Um dos pontos de conflito é a Venezuela. O presidente do Uruguai cobrou uma posição clara do país sobre manobras do regime venezuelano para as eleições que acontecerão no ano que vem, ao passo que o Brasil se colocou ao lado da Venezuela. “A Venezuela passa a ser o elemento de instabilidade se o Brasil insistir nessa retomada da Venezuela ao Mercosul. Isso acaba impactando essa harmonia que eu comentei e a capacidade de poder de barganha que precisa ficar unificado para negociar com a União Europeia”, explica o professor.

A posição de Lula demonstra insistência também nos termos oferecidos pela União Europeia para o acordo, defendendo que muitos deles são desfavoráveis para o bloco sul-americano. A fala do presidente envolve a defesa de que o Brasil não pode ser eternamente um mero exportador de matéria-prima, minério e petróleo e diz também que precisa de apoio para tentar reativar a indústria nacional.

Silva diz que as visões de ambos os lados estão em jogo: “Era esperado isso, porque o governo, que tem um tom mais à esquerda, vai militar muito mais pelas políticas industriais e denunciar isso que seria um protecionismo europeu. Tem algumas questões contragovernamentais envolvidas, além das questões ambientais, que estão ligadas a essa política industrial, a essa industrialização a que se refere o presidente Lula. Eu diria que os dois lados têm o seu tom preocupados com industrialização e protecionismo, tanto o lado brasileiro quanto o lado europeu”. 

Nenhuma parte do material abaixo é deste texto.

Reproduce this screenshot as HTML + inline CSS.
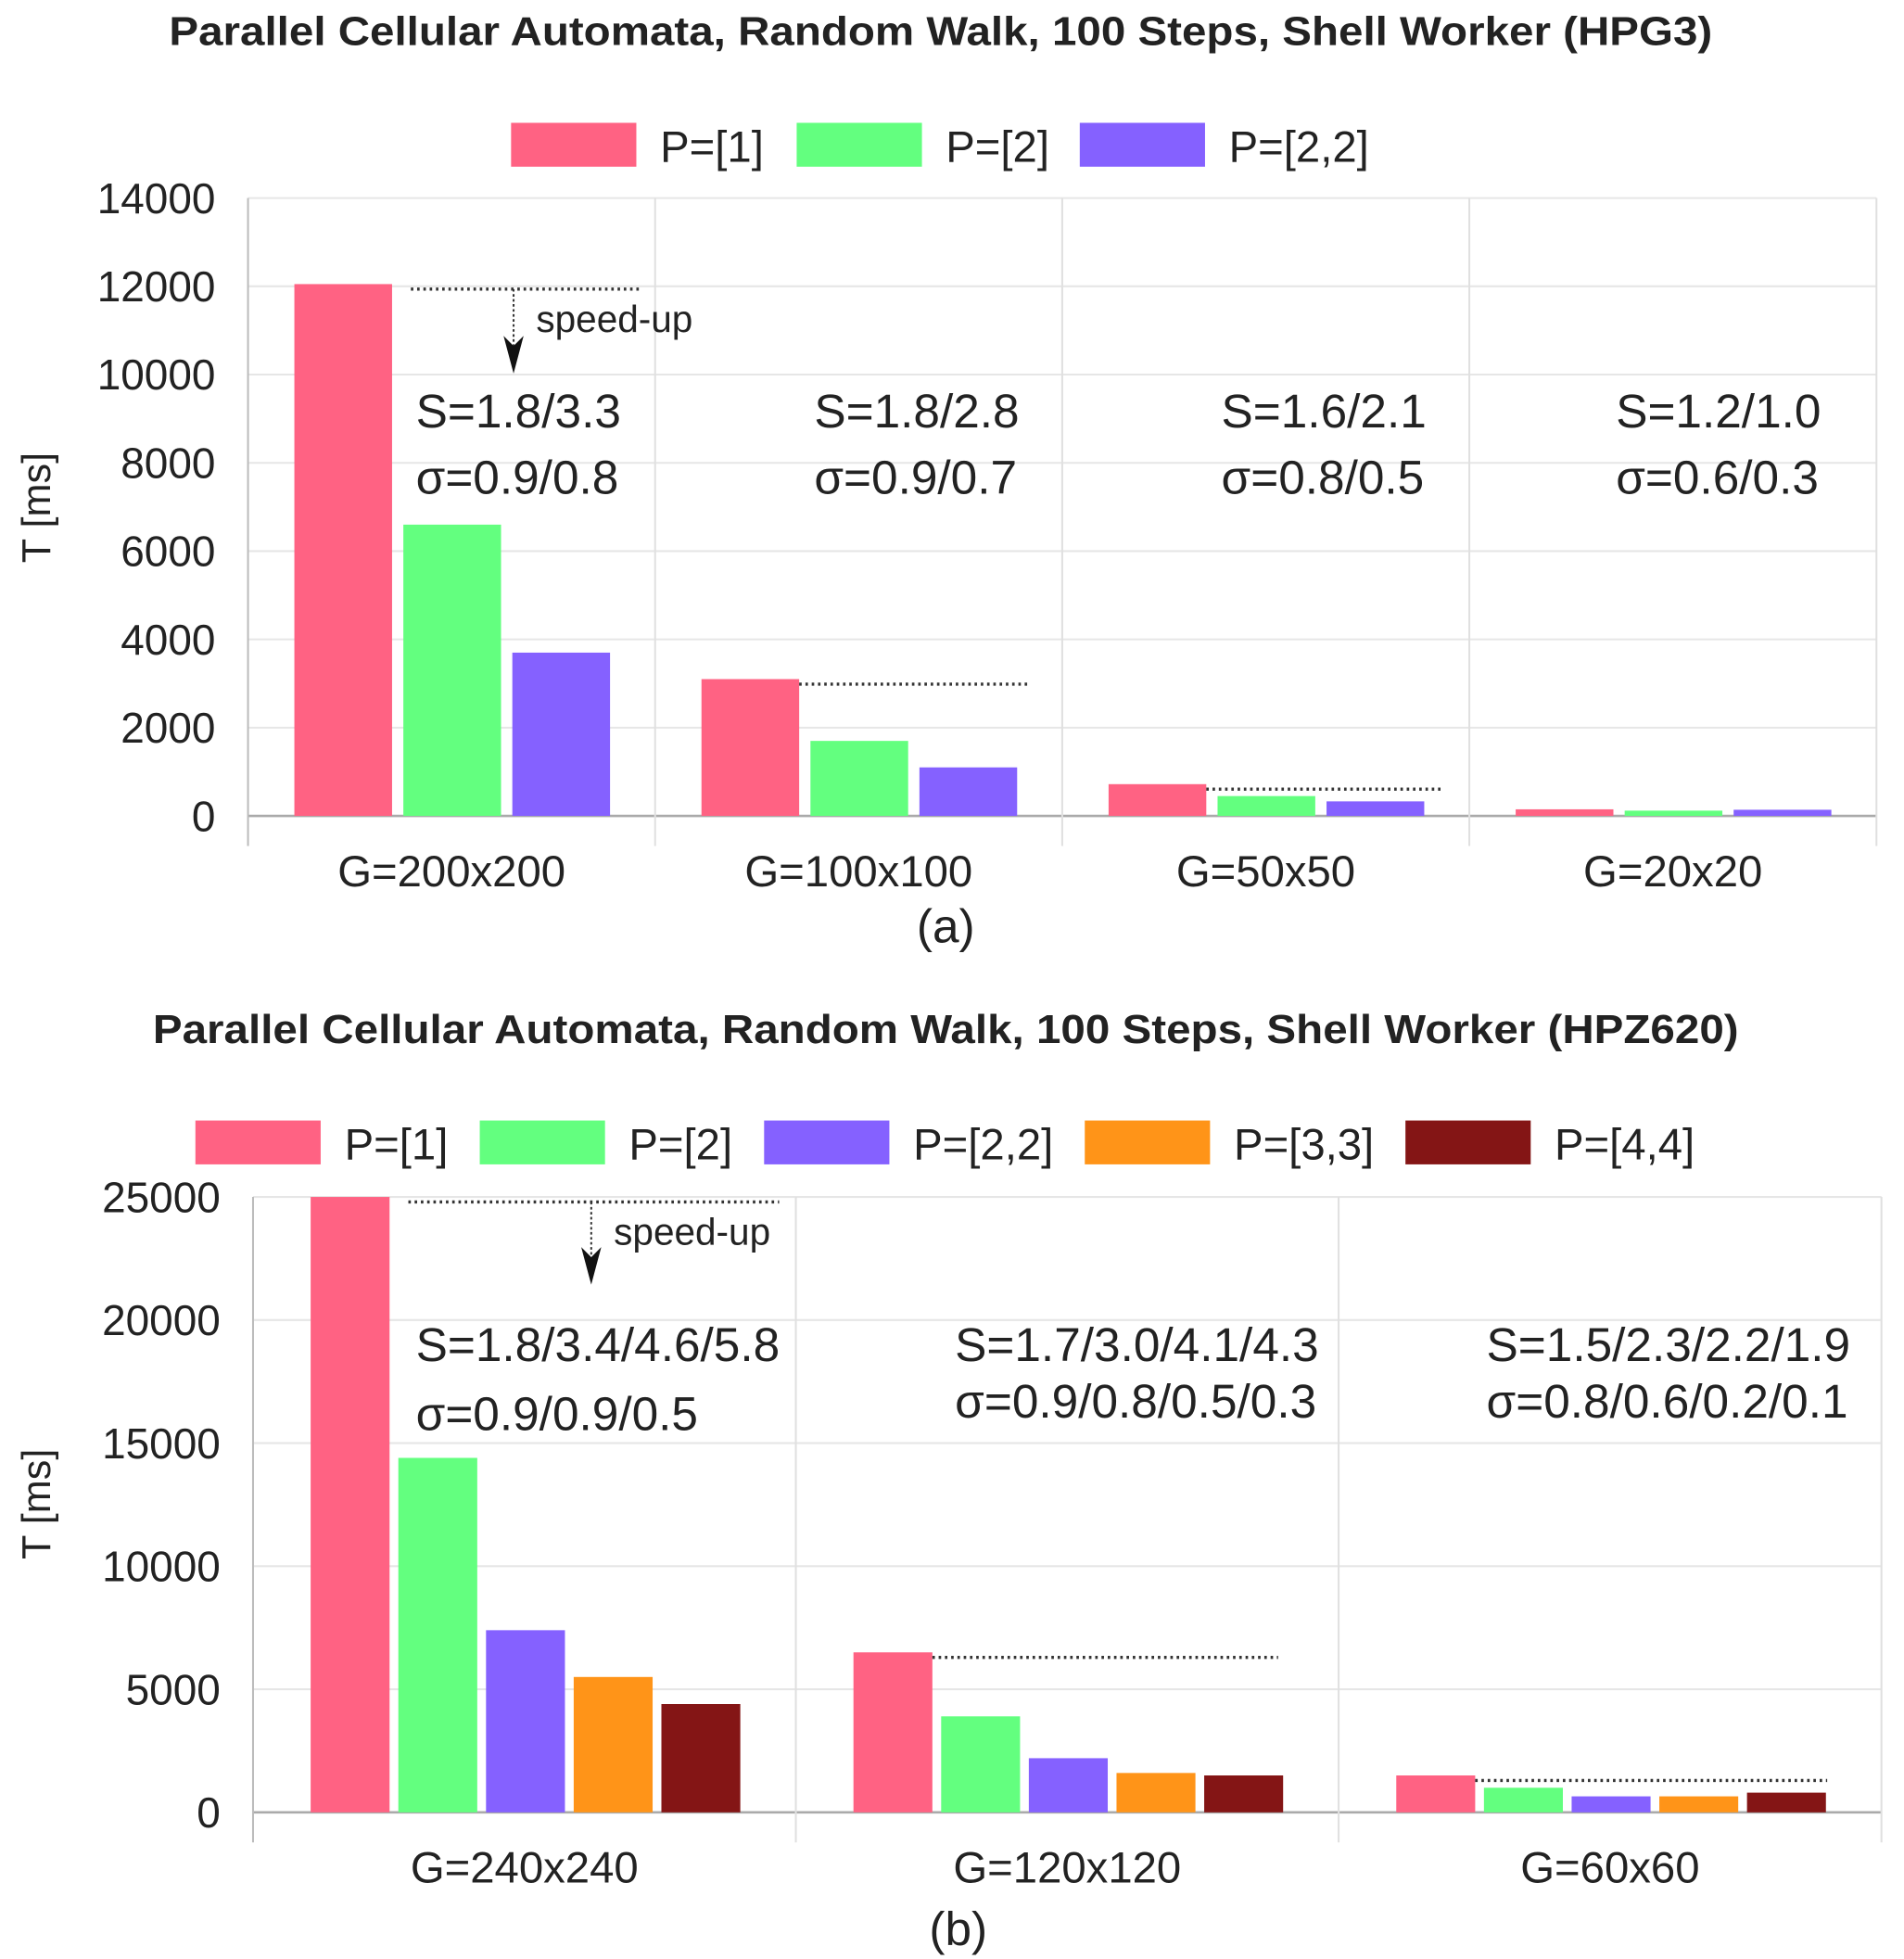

Uma das estratégias de negociação é separar os temas ambientais dos temas comerciais para o firmamento do acordo. Para o professor, essa medida é inviável: “Acho muito difícil que se desvincule o meio ambiente do comércio, as políticas da União Europeia estão se tornando mais vinculantes entre comércio e meio ambiente. Acho muito difícil que a solução seja por aí, acho que a questão é realmente o termo do acordo que vai ser trabalhado a ponto das duas partes aceitarem, é um exercício bastante complexo, mas tem perspectiva. Vai depender dessa concessão bilateral”.

Acordo de grande porte

Segundo Silva, a política externa de Lula privilegia acordos menores com países em desenvolvimento, mas a falta de um acordo de grande porte fechado como esse com a União Europeia pode prejudicar o Brasil, como elucida Silva: “O grande problema disso é que ele não traz um benefício do ponto de exportações, investimentos etc., como os acordos de grande porte. Eu diria que é um grande acordo [Mercosul e União Europeia]. A gente teve a oportunidade de assinar um acordo com os Estados Unidos e não assinou. Acordo realmente com esse porte é o único que tem em perspectiva, os outros são acordos mais pontuais. Portanto, para sair desse imobilismo, esse acordo seria bastante importante”.